Warren Gatland has opted to ring the changes to his side for what will be his final match in charge, drawing to a close his hugely successful tenure as Wales head coach.
Nicky Smith and Dillon Lewis come into the starting side in the front-row to join Ken Owens, whilst Adam Beard returns to the starting line-up to partner captain Alun Wyn Jones at lock.
James Davies comes into the back-row alongside Justin Tipuric and Ross Moriarty
Tomos Williams and Rhys Patchell form a new half-back partnership for Wales whilst Owen Watkin features alongside Jonathan Davies in midfield.
Josh Adams, who currently leads the try-scoring charts at the Rugby World Cup, remains in the back three alongside Owen Lane who comes in on the wing and Hallam Amos at full-back.
Elliot Dee, Rhys Carre and Wyn Jones provide the front-row replacements on the bench with Jake Ball and Aaron Shingler completing the forward contingent.
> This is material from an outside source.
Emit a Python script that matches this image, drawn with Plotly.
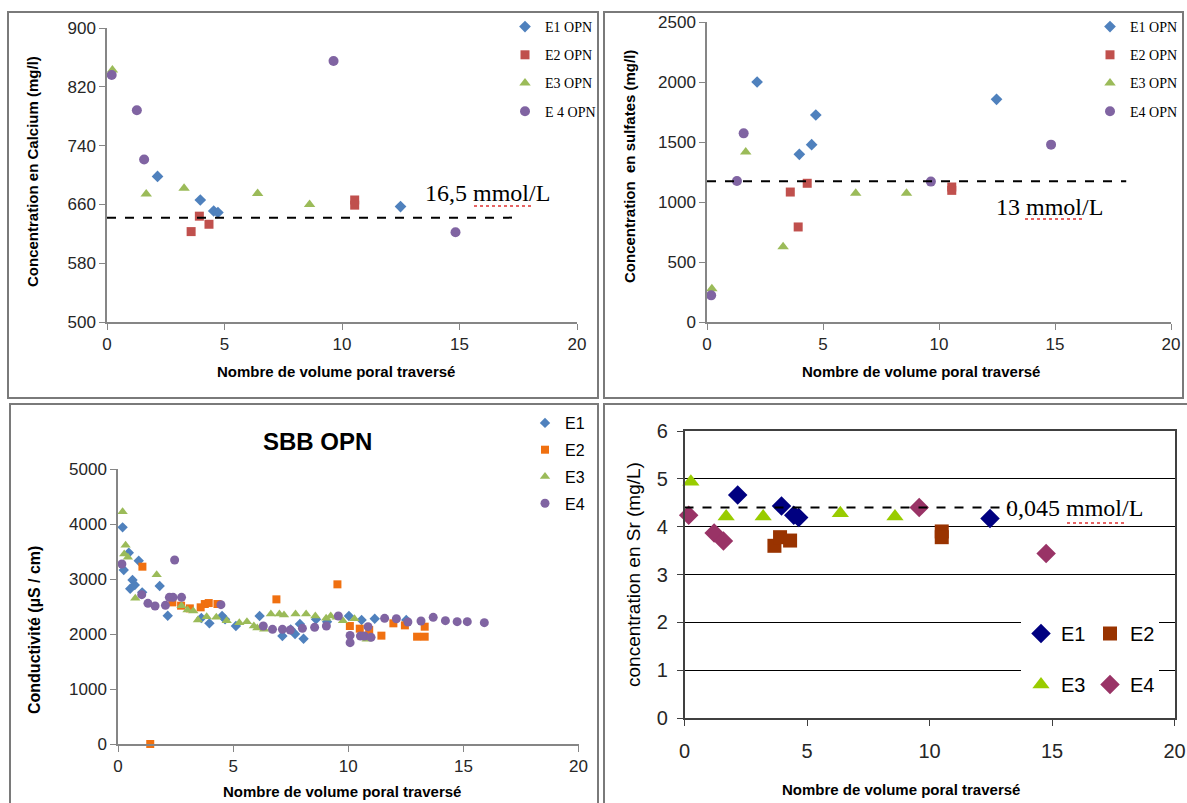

Gareth Davies, Dan Biggar and Hadleigh Parkes provide the back-line cover.
Wales: 15 Hallam Amos, 14 Owen Lane, 13 Jonathan Davies, 12 Owen Watkin, 11 Josh Adams, 10 Rhys Patchell, 9 Tomos Williams, 8 Ross Moriarty, 7 James Davies, 6 Justin Tipuric, 5 Alun Wyn Jones (c), 4 Adam Beard 3 Dillon Lewis 2 Ken Owens 1 Nicky Smith
Replacements: 16 Elliot Dee, 17 Rhys Carre, 18 Wyn Jones, 19 Jake Ball, 20 Aaron Shingler, 21 Gareth Davies, 22 Dan Biggar, 23 Hadleigh Parkes
There is not much point in weighing up the two teams as units – or doing a man-by-man analysis.
I am guessing we will see some festival rugby, and nobody is better at that type of game than the All Blacks, so it could be fun.
Who cares? I will say the All Blacks are likely to win, simply because they hurt so much, so publicly, and with genuine emotion after losing last weekend and it is a matter of national pride to finish with a win.